Making qualified charitable distributions from a traditional IRA. If you’re over 70½ and charitably inclined, you can donate up to $100,000 per year directly from your IRA to one or more qualified charities. These donations reduce the amount of any required minimum distributions you’d otherwise have to take, keeping those funds out of your gross income.

Converting traditional IRAs into Roth IRAs. (See “Can a Roth IRA conversion reduce NIIT?” below.)

Often, people who aren’t ordinarily subject to NIIT find themselves liable for the tax because of a significant one-time gain — for example, the sale of a large holding of appreciated securities. In those cases, it may be possible to reduce, or even eliminate, NIIT by spreading the sale over two or more years.

Consider NIIT when making investment decisions

The NIIT is a relatively small tax, but it can have a big impact on your investment decisions. Say you’re comparing a taxable bond to a similar tax-exempt municipal bond. To be sure you’re comparing apples to apples, ask your tax advisor to calculate the tax-equivalent yield — that is, the return the taxable bond must earn so that it’s after-tax yield is equal to the yield on the municipal bond. Whether the taxable bond is subject to the NIIT can be a significant factor.

Can a Roth IRA conversion reduce NIIT?

When you convert a traditional IRA to a Roth IRA, you’re immediately subject to tax on the converted amount (to the extent that it’s attributable to deductible contributions and earnings on those contributions). So, if you’re contemplating such a conversion, you need to compare the current tax cost with the tax savings you’ll enjoy in the future. Qualified withdrawals from Roth IRAs are tax-free, and Roth IRAs aren’t subject to the required minimum distribution rules.

As you compare the relative costs and benefits, consider the potential impact of the 3.8% net investment income tax (NIIT). Although distributions from a traditional IRA aren’t subject to NIIT, they do increase your modified adjusted gross income, which can trigger or increase the NIIT.

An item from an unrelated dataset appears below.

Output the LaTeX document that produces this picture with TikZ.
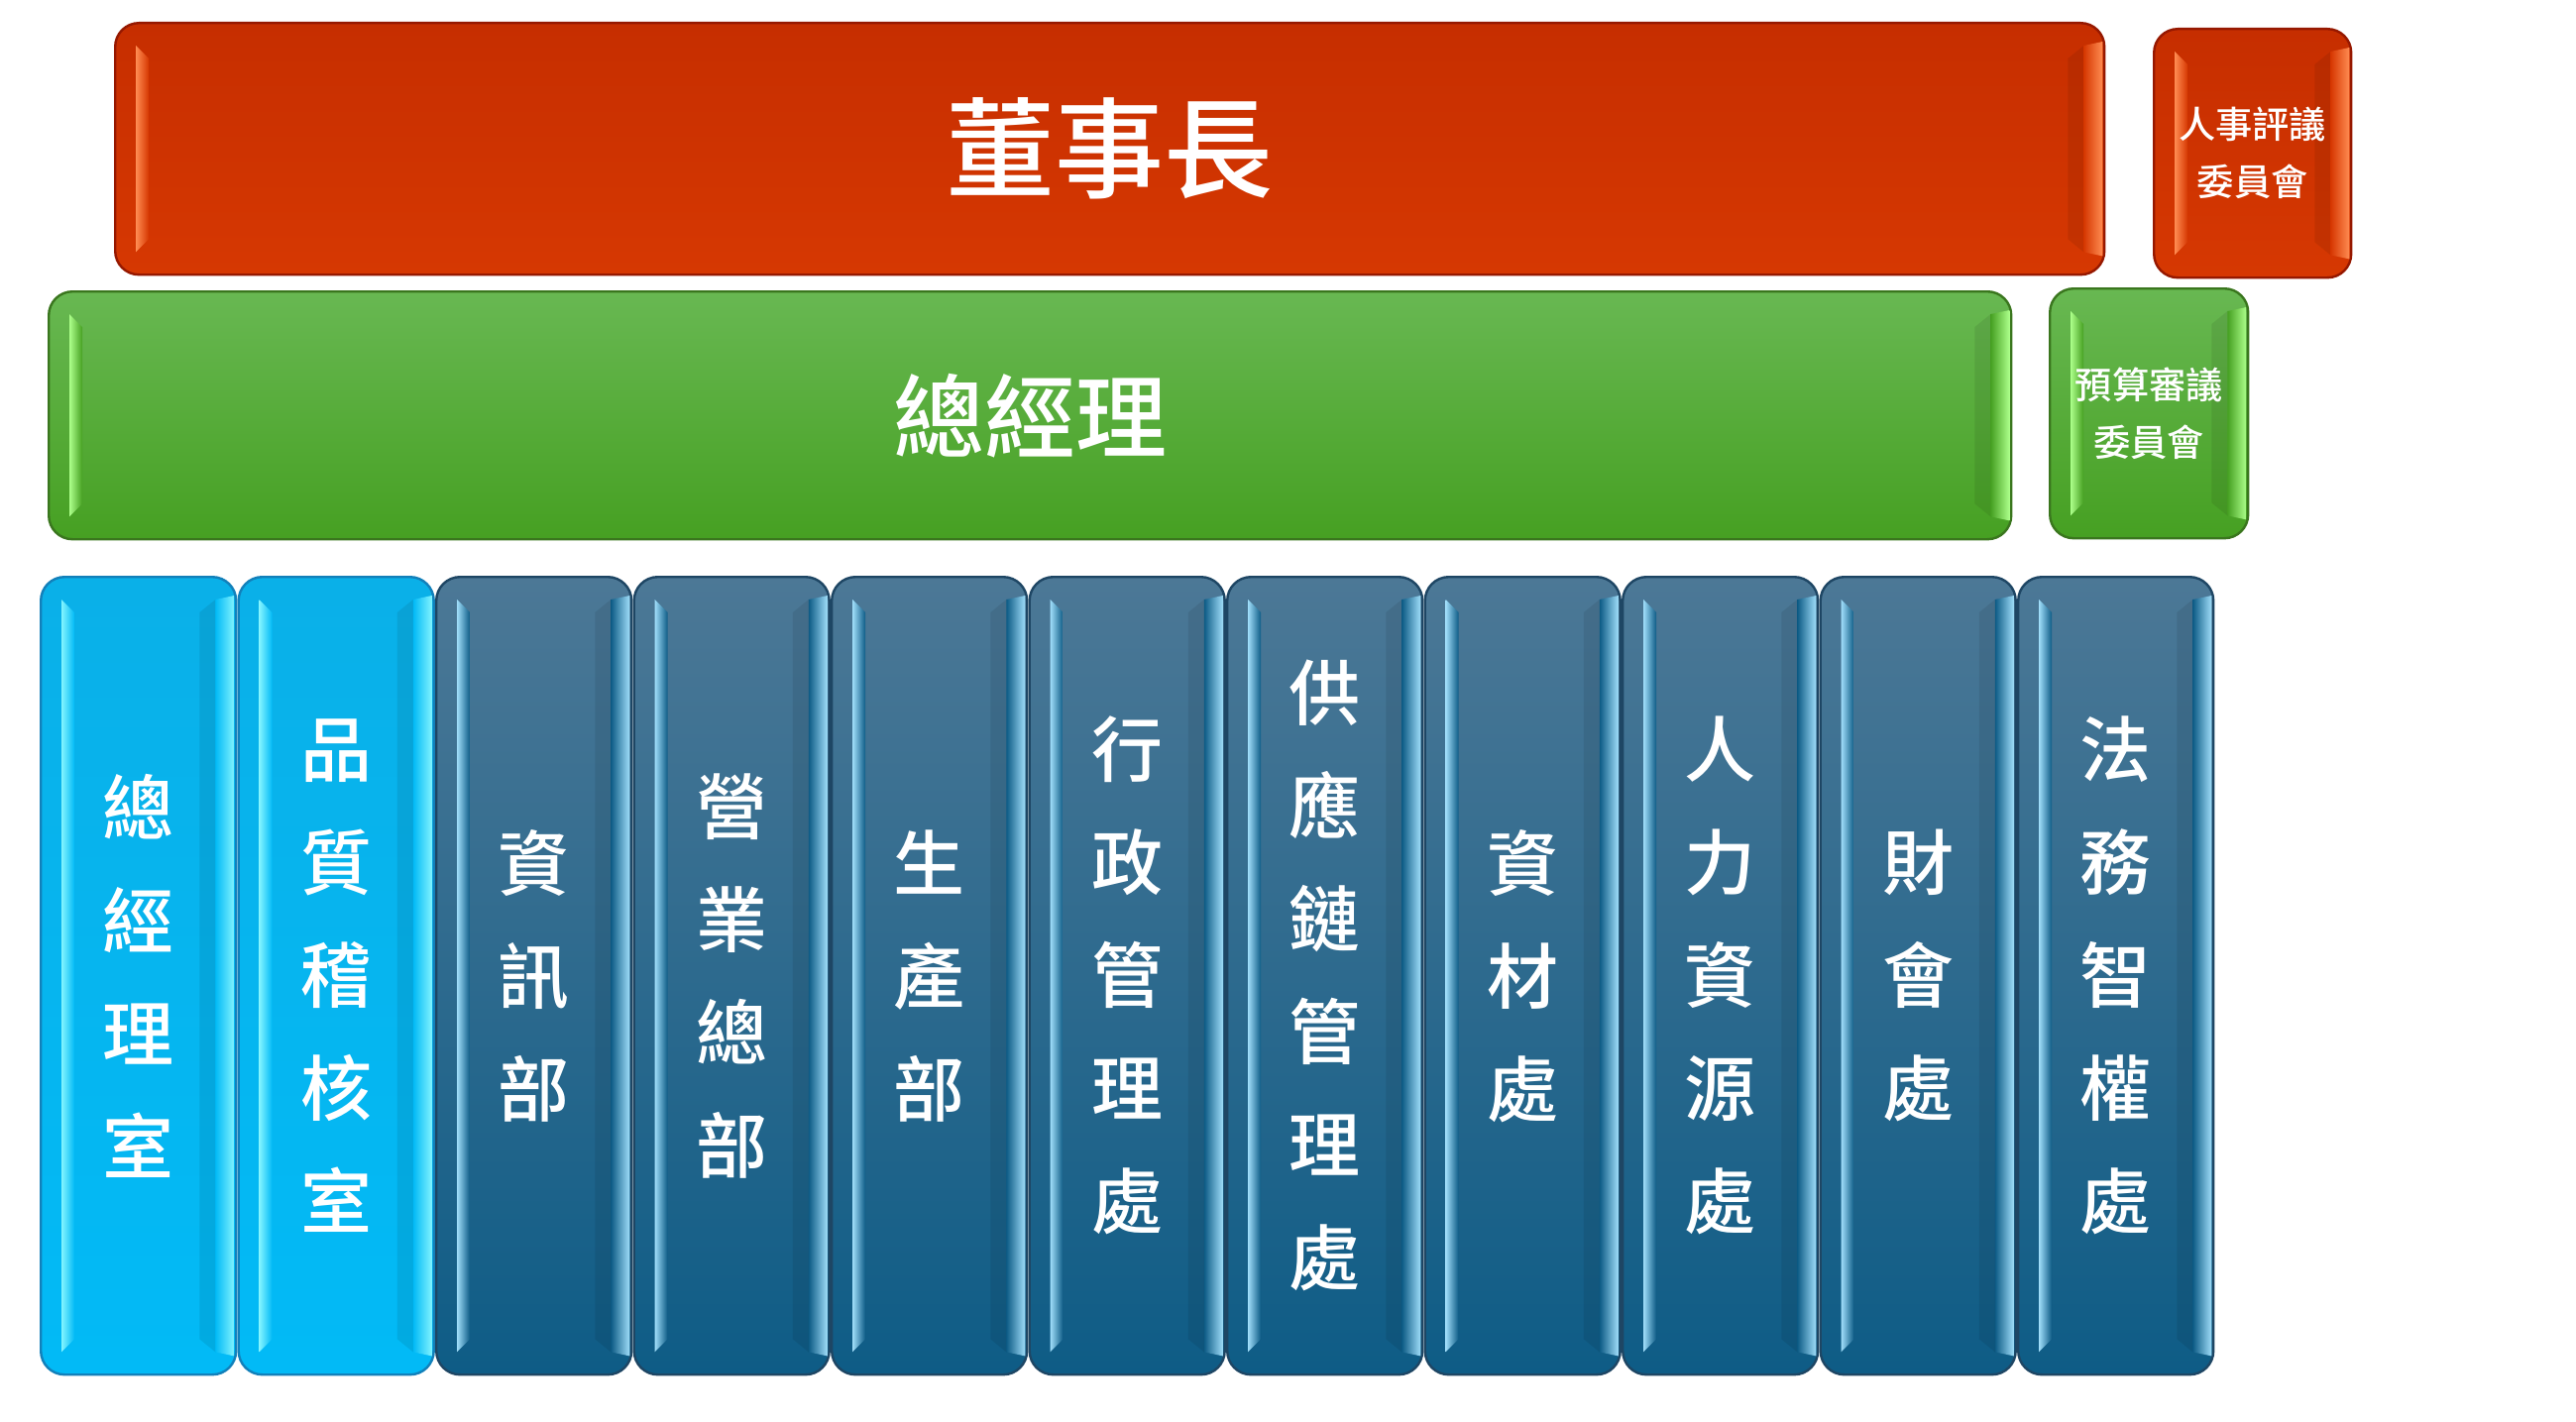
\documentclass[tikz,border=0pt]{standalone}
\usepackage{fontspec}
\newfontfamily\cjk{Noto Sans CJK TC Medium}
\usetikzlibrary{calc}

\definecolor{redtop}{RGB}{198,46,0}
\definecolor{redbot}{RGB}{214,56,2}
\definecolor{redhl}{RGB}{255,140,82}
\definecolor{redln}{RGB}{150,24,0}
\definecolor{grntop}{RGB}{104,184,82}
\definecolor{grnbot}{RGB}{70,160,34}
\definecolor{grnhl}{RGB}{172,255,138}
\definecolor{grnln}{RGB}{58,118,30}
\definecolor{cyntop}{RGB}{10,176,232}
\definecolor{cynbot}{RGB}{2,186,246}
\definecolor{cynhl}{RGB}{130,244,255}
\definecolor{cynln}{RGB}{18,128,186}
\definecolor{blutop}{RGB}{76,120,150}
\definecolor{blubot}{RGB}{14,92,134}
\definecolor{bluhl}{RGB}{160,222,250}
\definecolor{bluln}{RGB}{30,70,100}

\tikzset{
  box/.style={rounded corners=6pt, line width=0.6pt, inner sep=0pt, anchor=north west, text=white},
  redbox/.style={box, draw=redln, top color=redtop, bottom color=redbot},
  grnbox/.style={box, draw=grnln, top color=grntop, bottom color=grnbot},
  cynbox/.style={box, draw=cynln, top color=cyntop, bottom color=cynbot},
  blubox/.style={box, draw=bluln, top color=blutop, bottom color=blubot},
  coltext/.style={align=center, font=\cjk\fontsize{18}{28.5}\selectfont},
  smalltext/.style={align=center, font=\cjk\fontsize{9.3}{14.5}\selectfont}
}

% bevel highlights on a box: node, light colour, base colour
\newcommand\bevel[3]{%
  \shade[left color=#2, right color=#3] ($(#1.north west)+(22,24)$) -- ++(13,13) -- ($(#1.south west)+(35,-37)$) -- ++(-13,13) -- cycle;
  \fill[black,opacity=0.08] ($(#1.north east)+(-22,24)$) -- ++(-16,13) -- ($(#1.south east)+(-38,-37)$) -- ++(16,13) -- cycle;
  \shade[left color=#3, right color=#2] ($(#1.north east)+(-3,20)$) -- ++(-19,4) -- ($(#1.south east)+(-22,-24)$) -- ++(19,4) -- cycle;
}

\begin{document}
\begin{tikzpicture}[x=0.25pt,y=0.25pt,yscale=-1]
\useasboundingbox (0,0) rectangle (2599,1434);

%Shape: top row
\node[redbox, minimum width=501.75pt, minimum height=63.5pt, font=\cjk\fontsize{27.5}{30}\selectfont] (chair) at (115,22) {};
\node[redbox, minimum width=49.75pt, minimum height=62.75pt] (hrc) at (2172,28) {};

%Shape: second row
\node[grnbox, minimum width=495pt, minimum height=62.5pt] (gm) at (48,293) {};
\node[grnbox, minimum width=50pt, minimum height=63pt] (budc) at (2067,290) {};

%Shape: departments
\foreach \i/\s in {1/cynbox, 2/cynbox, 3/blubox, 4/blubox, 5/blubox, 6/blubox,
    7/blubox, 8/blubox, 9/blubox, 10/blubox, 11/blubox}
  \node[\s, minimum width=49.25pt, minimum height=201.25pt] (col\i) at ({40+199.5*(\i-1)},581) {};

%Shape: bevels
\bevel{chair}{redhl}{redbot} \bevel{hrc}{redhl}{redbot}
\bevel{gm}{grnhl}{grnbot} \bevel{budc}{grnhl}{grnbot}
\foreach \i in {1,2} {\bevel{col\i}{cynhl}{cynbot}}
\foreach \i in {3,...,11} {\bevel{col\i}{bluhl}{blubot}}

%Text: boxes
\node[text=white, font=\cjk\fontsize{27.5}{30}\selectfont] (chairlab) at (chair.center) {董事長};
\node[text=white, smalltext] (hrclab) at (hrc.center) {人事評議\\委員會};
\node[text=white, font=\cjk\fontsize{23}{26}\selectfont] (gmlab) at (gm.center) {總經理};
\node[text=white, smalltext] (budclab) at (budc.center) {預算審議\\委員會};

%Text: departments
\foreach \i/\t in {1/{總\\經\\理\\室}, 2/{品\\質\\稽\\核\\室}, 3/{資\\訊\\部},
    4/{營\\業\\總\\部}, 5/{生\\產\\部}, 6/{行\\政\\管\\理\\處},
    7/{供\\應\\鏈\\管\\理\\處}, 8/{資\\材\\處}, 9/{人\\力\\資\\源\\處},
    10/{財\\會\\處}, 11/{法\\務\\智\\權\\處}}
  \node[coltext, text=white] (lab\i) at (col\i.center) {\t};
\end{tikzpicture}
\end{document}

This is true for the conversion to a Roth IRA. Distributions from Roth IRAs are excluded from gross income, so they aren’t subject to NIIT. Whether the Roth conversion ultimately reduces NIIT depends on factors such as whether the conversion increased the NIIT that was due at that time. It also depends on whether — and to what extent — taking a distribution from the Roth IRA allows you to reduce the NIIT that would have been owed if you’d taken the same distribution from a traditional IRA.